The car wallowed around a bend, Graham felt himself moving against his will—sliding across the shiny leather seat towards his mother.
"Put your seat belt on, Graham," she said as he pressed up against her.
Graham straightened himself up and fumbled with the straps.
The seat belt snapped home.
Half an hour later, the car pulled up outside the Cavendish Clinic. Graham peered up at the Georgian façade; it looked more like a hotel than a hospital.

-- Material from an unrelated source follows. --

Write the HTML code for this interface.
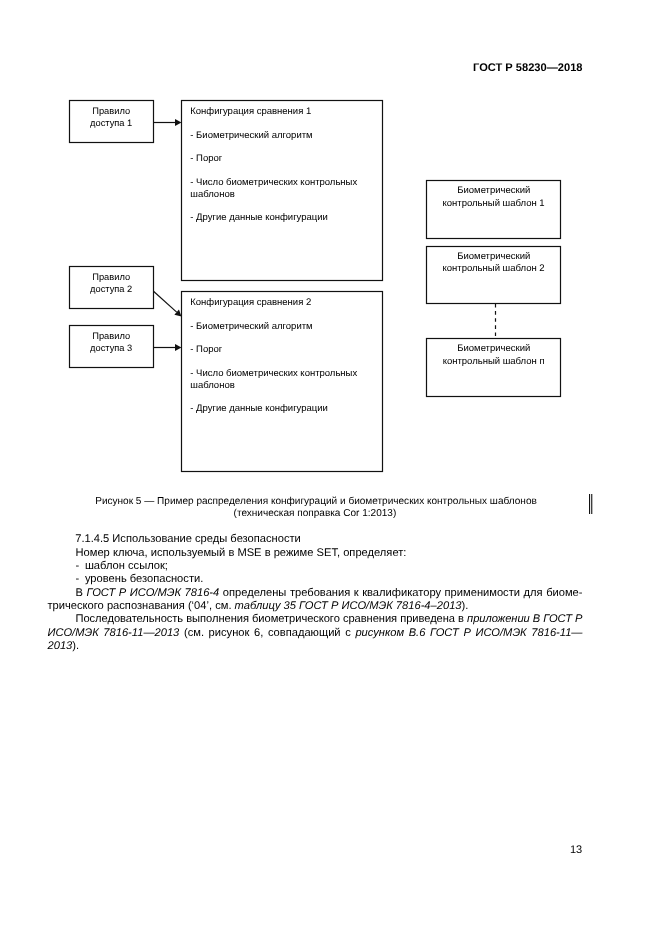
<!DOCTYPE html>
<html><head><meta charset="utf-8"><style>
html,body{margin:0;padding:0;background:#fff;}
body{width:661px;height:935px;position:relative;overflow:hidden;will-change:transform;font-family:"Liberation Sans",sans-serif;color:#000;}
svg{position:absolute;left:0;top:0;}
svg text{font-family:"Liberation Sans",sans-serif;fill:#000;stroke:#000;stroke-width:0.02px;text-rendering:geometricPrecision;}
.l{position:absolute;white-space:nowrap;text-rendering:geometricPrecision;}
</style></head><body>
<svg width="661" height="935" viewBox="0 0 661 935">
<rect x="69.5" y="100.5" width="84" height="42" fill="none" stroke="#111" stroke-width="1.2"/>
<text x="111.2" y="113.8" text-anchor="middle" font-size="9.3">Правило</text>
<text x="111.2" y="125.89999999999999" text-anchor="middle" font-size="9.3">доступа 1</text>
<rect x="69.5" y="266.5" width="84" height="42" fill="none" stroke="#111" stroke-width="1.2"/>
<text x="111.2" y="279.8" text-anchor="middle" font-size="9.3">Правило</text>
<text x="111.2" y="291.90000000000003" text-anchor="middle" font-size="9.3">доступа 2</text>
<rect x="69.5" y="325.5" width="84" height="42" fill="none" stroke="#111" stroke-width="1.2"/>
<text x="111.2" y="338.8" text-anchor="middle" font-size="9.3">Правило</text>
<text x="111.2" y="350.90000000000003" text-anchor="middle" font-size="9.3">доступа 3</text>
<rect x="181.5" y="100.5" width="201" height="180" fill="none" stroke="#111" stroke-width="1.2"/>
<text x="190.3" y="113.9" text-anchor="start" font-size="9.5">Конфигурация сравнения 1</text>
<text x="190.3" y="137.5" text-anchor="start" font-size="9.5">- Биометрический алгоритм</text>
<text x="190.3" y="161.1" text-anchor="start" font-size="9.5">- Порог</text>
<text x="190.3" y="184.7" text-anchor="start" font-size="9.5">- Число биометрических контрольных</text>
<text x="190.3" y="196.5" text-anchor="start" font-size="9.5">шаблонов</text>
<text x="190.3" y="220.1" text-anchor="start" font-size="9.5">- Другие данные конфигурации</text>
<rect x="181.5" y="291.5" width="201" height="180" fill="none" stroke="#111" stroke-width="1.2"/>
<text x="190.3" y="304.9" text-anchor="start" font-size="9.5">Конфигурация сравнения 2</text>
<text x="190.3" y="328.5" text-anchor="start" font-size="9.5">- Биометрический алгоритм</text>
<text x="190.3" y="352.1" text-anchor="start" font-size="9.5">- Порог</text>
<text x="190.3" y="375.7" text-anchor="start" font-size="9.5">- Число биометрических контрольных</text>
<text x="190.3" y="387.5" text-anchor="start" font-size="9.5">шаблонов</text>
<text x="190.3" y="411.1" text-anchor="start" font-size="9.5">- Другие данные конфигурации</text>
<rect x="426.5" y="180.5" width="134" height="58" fill="none" stroke="#111" stroke-width="1.2"/>
<text x="493.8" y="193.4" text-anchor="middle" font-size="9.5">Биометрический</text>
<text x="493.6" y="205.6" text-anchor="middle" font-size="9.5">контрольный шаблон 1</text>
<rect x="426.5" y="246.5" width="134" height="57" fill="none" stroke="#111" stroke-width="1.2"/>
<text x="493.8" y="259.2" text-anchor="middle" font-size="9.5">Биометрический</text>
<text x="493.6" y="271.4" text-anchor="middle" font-size="9.5">контрольный шаблон 2</text>
<rect x="426.5" y="338.5" width="134" height="58" fill="none" stroke="#111" stroke-width="1.2"/>
<text x="493.8" y="351.4" text-anchor="middle" font-size="9.5">Биометрический</text>
<text x="493.6" y="363.59999999999997" text-anchor="middle" font-size="9.5">контрольный шаблон п</text>
<line x1="495.5" y1="304" x2="495.5" y2="338" stroke="#111" stroke-width="1.2" stroke-dasharray="3.6 3.5"/>
<line x1="153.5" y1="122.5" x2="175.0" y2="122.5" stroke="#111" stroke-width="1.2"/><polygon points="181.5,122.5 175.0,125.9 175.0,119.1" fill="#111"/>
<line x1="153.5" y1="291.3" x2="176.6685880493934" y2="312.1517292444541" stroke="#111" stroke-width="1.2"/><polygon points="181.5,316.5 174.39410796187707,314.67892934169447 178.94306813690974,309.6245291472137" fill="#111"/>
<line x1="153.5" y1="347.5" x2="175.0" y2="347.5" stroke="#111" stroke-width="1.2"/><polygon points="181.5,347.5 175.0,350.9 175.0,344.1" fill="#111"/>
<rect x="589" y="494" width="1.1" height="20" fill="#111"/><rect x="591.2" y="494" width="1.1" height="20" fill="#111"/>
</svg>
<div class="l" style="left:473.0px;top:61.85px;font-size:11.1px;line-height:13.2px;font-weight:bold;">ГОСТ Р 58230—2018</div>
<div class="l" style="left:95.2px;top:495.02px;font-size:10.05px;line-height:13.2px;">Рисунок 5 — Пример распределения конфигураций и биометрических контрольных шаблонов</div>
<div class="l" style="left:233.6px;top:507.22px;font-size:10.05px;line-height:13.2px;">(техническая поправка Cor 1:2013)</div>
<div class="l" style="left:75.2px;top:533.04px;font-size:11.15px;line-height:13.2px;">7.1.4.5 Использование среды безопасности</div>
<div class="l" style="left:75.5px;top:547.04px;font-size:11.15px;line-height:13.2px;">Номер ключа, используемый в MSE в режиме SET, определяет:</div>
<div class="l" style="left:75.5px;top:560.04px;font-size:11.15px;line-height:13.2px;">-<span style="margin-left:5.7px">шаблон ссылок;</span></div>
<div class="l" style="left:75.5px;top:573.04px;font-size:11.15px;line-height:13.2px;">-<span style="margin-left:5.7px">уровень безопасности.</span></div>
<div class="l" style="left:75.5px;top:587.04px;font-size:11.15px;line-height:13.2px;width:507px;text-align:justify;text-align-last:justify;">В <i>ГОСТ Р ИСО/МЭК 7816-4</i> определены требования к квалификатору применимости для биоме-</div>
<div class="l" style="left:47.5px;top:600.04px;font-size:11.15px;line-height:13.2px;">трического распознавания (‘04’, см. <i>таблицу 35 ГОСТ Р ИСО/МЭК 7816-4–2013</i>).</div>
<div class="l" style="left:75.5px;top:613.04px;font-size:11.15px;line-height:13.2px;width:507px;text-align:justify;text-align-last:justify;"><span style="letter-spacing:-0.055px">Последовательность выполнения биометрического сравнения приведена в <i>приложении В ГОСТ Р</i></span></div>
<div class="l" style="left:47.5px;top:627.04px;font-size:11.15px;line-height:13.2px;width:535px;text-align:justify;text-align-last:justify;"><i>ИСО/МЭК 7816-11—2013</i> (см. рисунок 6, совпадающий с <i>рисунком В.6 ГОСТ Р ИСО/МЭК 7816-11—</i></div>
<div class="l" style="left:47.5px;top:640.04px;font-size:11.15px;line-height:13.2px;"><i>2013</i>).</div>
<div class="l" style="left:570.0px;top:843.59px;font-size:11px;line-height:13.2px;">13</div>
</body></html>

A man was waiting for them on the pavement. He was young, tall and immaculately dressed. He ushered them through the clinic's revolving doors into an ornate lobby—plush chairs, polished marble, fountain. More people came forward to fawn over his mother, who basked in the attention, refining her voice as she joined in the small talk. Graham sank further within himself. Wanting to be somewhere else but resigned to his fate. If he didn't submit to the tests today they'd only hound him until he did.
They took the lift to the first floor. Graham clung to the back wall as music played and people smiled.

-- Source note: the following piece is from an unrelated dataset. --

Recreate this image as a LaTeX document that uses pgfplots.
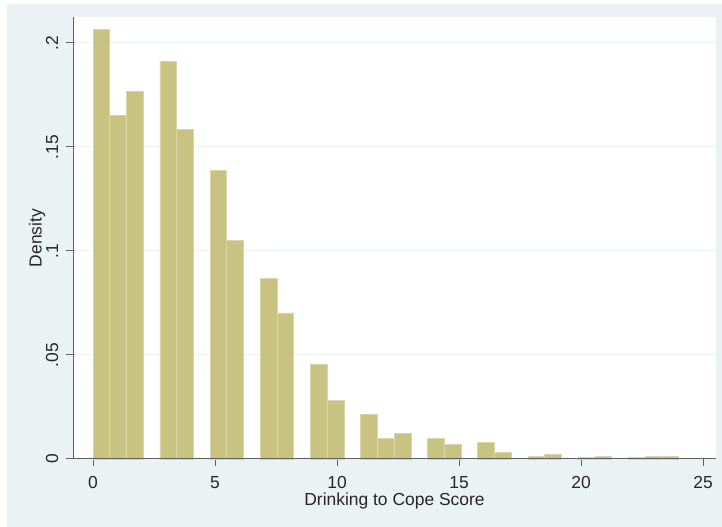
\documentclass[border=0pt]{standalone}
\usepackage{fontspec}
\setmainfont{Liberation Sans}
\usepackage{pgfplots}
\usepackage{pgfplotstable}
\pgfplotsset{compat=1.18}

\definecolor{stbg}{RGB}{234,242,243}
\definecolor{stbar}{RGB}{201,195,129}
\definecolor{stedge}{RGB}{217,213,168}
\definecolor{staxis}{RGB}{96,96,96}

% Histogram of the drinking-to-cope score: bin centres (bin width 24/35) and densities
\pgfplotstableread{
x        y
0.3429   0.2063
1.0286   0.1652
1.7143   0.1769
3.0857   0.1913
3.7714   0.1585
5.1429   0.1389
5.8286   0.1051
7.2000   0.0867
7.8857   0.0702
9.2571   0.0454
9.9429   0.0282
11.3143  0.0216
12.0000  0.0098
12.6857  0.0122
14.0571  0.0098
14.7429  0.0071
16.1143  0.0079
16.8000  0.0032
18.1714  0.0011
18.8571  0.0022
20.2286  0.0007
20.9143  0.0012
22.2857  0.0006
22.9714  0.0012
23.6571  0.0012
}\copedata

\begin{document}
\begin{tikzpicture}[x=1bp,y=1bp]
% graph region and plot region
\fill[white] (0,0) rectangle (722,527);
\fill[stbg] (7,0) rectangle (722,523);
\fill[white] (73,68) rectangle (716,510);
\path[use as bounding box] (0,0) rectangle (722,527);
\begin{axis}[
  at={(73bp,68bp)}, anchor=south west,
  scale only axis, width=643bp, height=442bp,
  xmin=-0.82, xmax=25.53, ymin=0, ymax=0.2125,
  axis lines*=left,
  axis line style={staxis, line width=1bp, -},
  tick style={staxis, line width=1bp},
  tick align=outside, major tick length=7bp,
  xtick={0,5,10,15,20,25},
  xticklabels={0,5,10,15,20,25},
  ytick={0,0.05,0.1,0.15,0.2},
  yticklabels={0,.05,.1,.15,.2},
  ymajorgrids,
  major grid style={stbg, line width=1bp},
  /pgf/number format/assume math mode=true,
  tick label style={font=\fontsize{17.5}{21}\selectfont, text=black!85},
  xticklabel style={inner sep=0pt, anchor=north, yshift=-10.5bp},
  yticklabel style={rotate=90, inner sep=0pt, anchor=base, yshift=8bp},
  label style={font=\fontsize{17.5}{21}\selectfont, text=black!85},
  xlabel={Drinking to Cope Score},
  ylabel={Density},
  xlabel style={at={(axis description cs:0.5,0)}, anchor=base, inner sep=0pt, yshift=-46.7bp},
  ylabel style={at={(axis description cs:0,0.5)}, anchor=base, inner sep=0pt, yshift=31.3bp},
  clip=false,
]
\addplot[ybar, bar width=0.6857, fill=stbar, draw=stedge, line width=0.8bp] table[x=x, y=y] {\copedata};
% redraw the baseline over the bar edges
\draw[staxis, line width=1bp] (axis cs:-0.82,0) -- (axis cs:25.53,0);
\end{axis}
\end{tikzpicture}
\end{document}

The lift doors opened. More luxury, more opulence—paintings on the wall, decorative mouldings on the ceiling, thick blue carpet on the floor. Graham hung back as his mother and her two new friends walked along the wide central corridor. He looked down at the carpet, felt the lush pile spring beneath his feet. And wondered. Why was a hospital floor carpeted? Wasn't that asking for trouble? All the hospitals he'd seen had floors you could wash easily.
Maybe it wasn't a hospital?
They were shown into a room on the left—more smiles, more handshakes, more observations about the weather.
They sat down, they filled in forms—all of them on differently colored pieces of paper. Graham signed everything automatically, not bothering to read a single line. He just wanted everything over with as soon as possible.
More smiles ushered them back into the corridor.
"Jasmine, could you show Mrs. Smith to her changing room?"
Jasmine could. The two women walked companionably towards the lift.
"And now, Mr. Smith, if you would follow me."
Graham followed, wondering why they were walking away from the lift. Were the male and female changing rooms at opposite ends of the corridor?
Graham was shown into a room at the far end.
"A nurse will be along shortly. If, in the meantime, you would be so good as to remove your clothing?" He smiled and pointed to a coat stand with a sweep of his hand. "There's a dressing gown provided."
The man left, clicking the door closed while Graham stared at the coat stand.
He sat down on the chair provided and started to untie his shoe laces. And stopped. Why did he have to take off his clothes? Couldn't they test him fully clothed? What kind of tests were they going to do? They'd said earlier he didn't have to undergo anything he didn't want to.
And he did
not
want to take off his clothes.
He opened the door a crack and looked out. Perhaps he could have a word with someone?
His mother was in the corridor about twenty yards away. Fully clothed. Why wasn't she in her changing room? And who was that she was talking to? He looked familiar.
Recognition hit him an instant later—the tall, gaunt man. Even in profile, he was unmistakable. But what was he doing talking to Eileen Smith?